October 12, 2006

Neolithic goats

Goats Key to Spread of Farming, Gene Study Suggests
Goats accompanied the earliest farmers into Europe some 7,500 years ago, helping to revolutionize Stone Age society, a new study suggests.

The trailblazing farm animals were hardy and highly mobile traveling companions to ancient pioneers from the Middle East who introduced agriculture to Europe and elsewhere, researchers say.

The onset of farming ushered in the so-called Neolithic Revolution, when settled communities gradually replaced nomadic tribes and their hunter-gatherer lifestyles between 8000 and 6000 B.C.

A team of archaeologists and biologists has traced the origins of domesticated goats in Western Europe to the Middle East at the beginnings of the Neolithic period.

The study is based on DNA analysis of goat bones from a Stone Age cave in France and suggests the animals spread across Europe quickly after their introduction. (Get goat photos, facts, and more.)

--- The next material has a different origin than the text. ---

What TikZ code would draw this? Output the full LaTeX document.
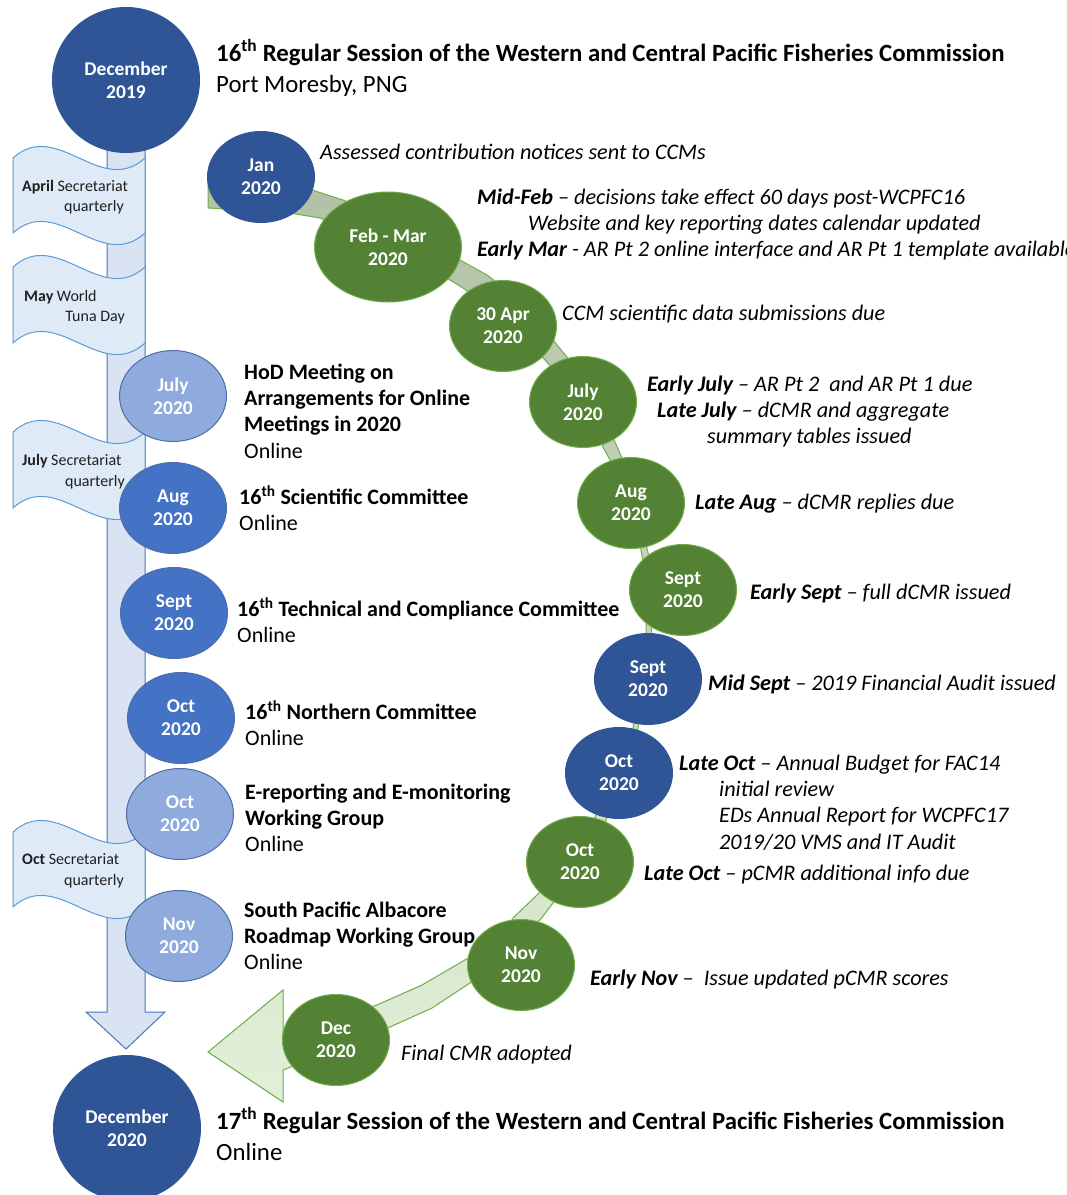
\documentclass[tikz,border=0pt]{standalone}
\usepackage{fontspec}
\setmainfont{Carlito}
\usetikzlibrary{shapes.geometric}
\definecolor{dkblue}{HTML}{2F5597}
\definecolor{mdblue}{HTML}{4472C4}
\definecolor{ltblue}{HTML}{8FAADC}
\definecolor{grn}{HTML}{548235}
\definecolor{grnline}{HTML}{70AD47}
\definecolor{shaftfill}{HTML}{DAE3F3}
\definecolor{shaftline}{HTML}{4A76C0}
\definecolor{bannerfill}{HTML}{DEEBF7}
\definecolor{bannerline}{HTML}{5B9BD5}
\definecolor{bandtop}{HTML}{B2C0A6}
\definecolor{bandbot}{HTML}{E2F0D9}
\newcommand\ttlfont{\fontsize{24.8}{30}\selectfont}
\newcommand\evfont{\fontsize{22}{26}\selectfont}
\newcommand\anfont{\fontsize{22.2}{26}\selectfont\itshape}
\newcommand\bnfont{\fontsize{16}{20}\selectfont}
\newcommand\cfont{\fontsize{19.5}{23}\selectfont\bfseries}
\newcommand\mybanner[2]{%
  \filldraw[bannerstyle] (13,#1) .. controls (57,{#1-40}) and (101,{#1+40}) .. (145,#1)
    -- (145,#2) .. controls (101,{#2+40}) and (57,{#2-40}) .. (13,#2) -- cycle;}
\tikzset{
  circ/.style={ellipse, inner sep=0pt, text=white, font=\cfont, align=center,
    minimum width=107pt, minimum height=91pt, line width=1pt},
  bigcirc/.style={circ, minimum width=147pt, minimum height=145pt},
  dk/.style={fill=dkblue, draw=dkblue},
  md/.style={fill=mdblue, draw=dkblue!85},
  lt/.style={fill=ltblue, draw=dkblue!85},
  gr/.style={fill=grn, draw=grnline},
  lbl/.style={inner sep=0pt, anchor=base west, text=black},
  ttl/.style={lbl, font=\ttlfont},
  ev/.style={lbl, font=\evfont},
  an/.style={lbl, font=\anfont},
  bn/.style={inner sep=0pt, font=\bnfont, text=black!88},
  bannerstyle/.style={fill=bannerfill, draw=bannerline, line width=1pt},
  shaftstyle/.style={fill=shaftfill, draw=shaftline, line width=1pt},
  bandstyle/.style={top color=bandtop, bottom color=bandbot, draw=grnline, line width=1pt},
}
\begin{document}
\begin{tikzpicture}[x=1pt,y=-1pt]
\useasboundingbox (0,0) rectangle (1067,1195);
\clip (0,0) rectangle (1067,1195);
\fill[white] (0,0) rectangle (1067,1195);

% vertical block arrow
\draw[shaftstyle] (107,140) -- (107,1012) -- (86,1012) -- (126,1049) -- (165,1012) -- (145,1012) -- (145,140) -- cycle;

% green curved band with arrowhead
\shadedraw[bandstyle] (208,180) -- (262,184) -- (312,190) -- (343,200) -- (410,228) -- (460,260)
  -- (487,275) -- (530,308) -- (557,345) -- (567,357) -- (598,400) -- (615,442) -- (622,458)
  -- (638,500) -- (646,545) -- (650,560) -- (652,600) -- (651,640) -- (645,680) -- (638,728)
  -- (626,770) -- (608,815) -- (590,860) -- (553,903) -- (540,920) -- (505,940) -- (470,957)
  -- (422,985) -- (377,1005) -- (283,1035) -- (283,990) -- (208,1052) -- (283,1102) -- (283,1070)
  -- (390,1027) -- (432,1008) -- (470,983) -- (500,950) -- (513,918) -- (537,895) -- (580,850)
  -- (596,815) -- (620,770) -- (633,728) -- (640,680) -- (646,640) -- (646,600) -- (643,560)
  -- (640,545) -- (628,495) -- (610,460) -- (603,447) -- (585,405) -- (545,360) -- (520,330)
  -- (463,288) -- (450,280) -- (400,250) -- (320,218) -- (290,213) -- (250,210) -- (208,208) -- cycle;

% banners
\mybanner{158}{233}
\mybanner{267}{343}
\mybanner{432}{508}
\mybanner{832}{907}
\node[bn, anchor=base west] (b1a) at (22,191) {\textbf{April} Secretariat};
\node[bn, anchor=base east] (b1b) at (124,211) {quarterly};
\node[bn, anchor=base west] (b2a) at (24,301) {\textbf{May} World};
\node[bn, anchor=base east] (b2b) at (125,321) {Tuna Day};
\node[bn, anchor=base west] (b3a) at (22,465) {\textbf{July} Secretariat};
\node[bn, anchor=base east] (b3b) at (125,486) {quarterly};
\node[bn, anchor=base west] (b4a) at (22,864) {\textbf{Oct} Secretariat};
\node[bn, anchor=base east] (b4b) at (124,885) {quarterly};

% big circles
\node[bigcirc, dk] (dec19) at (126,80) {December\\2019};
\node[bigcirc, dk] (dec20) at (127,1128) {December\\2020};

% left circles
\node[circ, lt] (julL) at (173,396) {July\\2020};
\node[circ, md] (augL) at (173,508) {Aug\\2020};
\node[circ, md] (sepL) at (174,613) {Sept\\2020};
\node[circ, md] (octL) at (181,718) {Oct\\2020};
\node[circ, lt] (octE) at (180,814) {Oct\\2020};
\node[circ, lt] (novL) at (179,936) {Nov\\2020};

% right circles
\node[circ, dk] (jan) at (261,177) {Jan\\2020};
\node[circ, gr, minimum width=147pt, minimum height=110pt] (feb) at (388,247) {Feb - Mar\\2020};
\node[circ, gr] (apr) at (503,326) {30 Apr\\2020};
\node[circ, gr] (jul) at (583,402) {July\\2020};
\node[circ, gr] (aug) at (631,503) {Aug\\2020};
\node[circ, gr] (sepg) at (683,590) {Sept\\2020};
\node[circ, dk] (sepb) at (648,679) {Sept\\2020};
\node[circ, dk] (octb) at (619,773) {Oct\\2020};
\node[circ, gr] (octg) at (580,862) {Oct\\2020};
\node[circ, gr] (nov) at (521,965) {Nov\\2020};
\node[circ, gr] (dec) at (336,1040) {Dec\\2020};

% main titles
\node[ttl] (t1) at (216,61) {\textbf{16\textsuperscript{th} Regular Session of the Western and Central Pacific Fisheries Commission}};
\node[ttl] (t1b) at (216,92) {Port Moresby, PNG};
\node[ttl] (t2) at (216,1129) {\textbf{17\textsuperscript{th} Regular Session of the Western and Central Pacific Fisheries Commission}};
\node[ttl] (t2b) at (216,1160) {Online};

% left events
\node[ev] (e1a) at (244,379) {\textbf{HoD Meeting on}};
\node[ev] (e1b) at (244,405) {\textbf{Arrangements for Online}};
\node[ev] (e1c) at (244,431) {\textbf{Meetings in 2020}};
\node[ev] (e1d) at (244,458) {Online};
\node[ev] (e2a) at (239,504) {\textbf{16\textsuperscript{th} Scientific Committee}};
\node[ev] (e2b) at (239,530) {Online};
\node[ev] (e3a) at (237,616) {\textbf{16\textsuperscript{th} Technical and Compliance Committee}};
\node[ev] (e3b) at (237,642) {Online};
\node[ev] (e4a) at (245,719) {\textbf{16\textsuperscript{th} Northern Committee}};
\node[ev] (e4b) at (245,745) {Online};
\node[ev] (e5a) at (245,799) {\textbf{E-reporting and E-monitoring}};
\node[ev] (e5b) at (245,825) {\textbf{Working Group}};
\node[ev] (e5c) at (245,851) {Online};
\node[ev] (e6a) at (244,917) {\textbf{South Pacific Albacore}};
\node[ev] (e6b) at (244,943) {\textbf{Roadmap Working Group}};
\node[ev] (e6c) at (244,969) {Online};

% right annotations
\node[an] (a1) at (320,159) {Assessed contribution notices sent to CCMs};
\node[an] (a2) at (477,204) {\textbf{Mid-Feb} -- decisions take effect 60 days post-WCPFC16};
\node[an] (a3) at (528,230) {Website and key reporting dates calendar updated};
\node[an] (a4) at (477,256) {\textbf{Early Mar} - AR Pt 2 online interface and AR Pt 1 template available};
\node[an] (a5) at (562,320) {CCM scientific data submissions due};
\node[an] (a6) at (647,391) {\textbf{Early July} -- AR Pt 2 \ and AR Pt 1 due};
\node[an] (a7) at (657,417) {\textbf{Late July} -- dCMR and aggregate};
\node[an] (a8) at (707,443) {summary tables issued};
\node[an] (a9) at (695,509) {\textbf{Late Aug} -- dCMR replies due};
\node[an] (a10) at (750,599) {\textbf{Early Sept} -- full dCMR issued};
\node[an] (a11) at (708,690) {\textbf{Mid Sept} -- 2019 Financial Audit issued};
\node[an] (a12) at (679,770) {\textbf{Late Oct} -- Annual Budget for FAC14};
\node[an] (a13) at (719,796) {initial review};
\node[an] (a14) at (719,822) {EDs Annual Report for WCPFC17};
\node[an] (a15) at (719,849) {2019/20 VMS and IT Audit};
\node[an] (a16) at (644,880) {\textbf{Late Oct} -- pCMR additional info due};
\node[an] (a17) at (590,985) {\textbf{Early Nov} -- \ Issue updated pCMR scores};
\node[an] (a18) at (401,1060) {Final CMR adopted};
\end{tikzpicture}
\end{document}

Proc. Natl. Acad. Sci. USA, 10.1073/pnas.0602753103

Divergent mtDNA lineages of goats in an Early Neolithic site, far from the initial domestication areas

Helena Fernández et al.

Goats were among the first farm animals domesticated, 10,500 years ago, contributing to the rise of the "Neolithic revolution." Previous genetic studies have revealed that contemporary domestic goats (Capra hircus) show far weaker intercontinental population structuring than other livestock species, suggesting that goats have been transported more extensively. However, the timing of these extensive movements in goats remains unknown. To address this question, we analyzed mtDNA sequences from 19 ancient goat bones (7,300-6,900 years old) from one of the earliest Neolithic sites in southwestern Europe. Phylogenetic analysis revealed that two highly divergent goat lineages coexisted in each of the two Early Neolithic layers of this site. This finding indicates that high mtDNA diversity was already present >7,000 years ago in European goats, far from their areas of initial domestication in the Near East. These results argue for substantial gene flow among goat populations dating back to the early neolithisation of Europe and for a dual domestication scenario in the Near East, with two independent but essentially contemporary origins (of both A and C domestic lineages) and several more remote and/or later origins.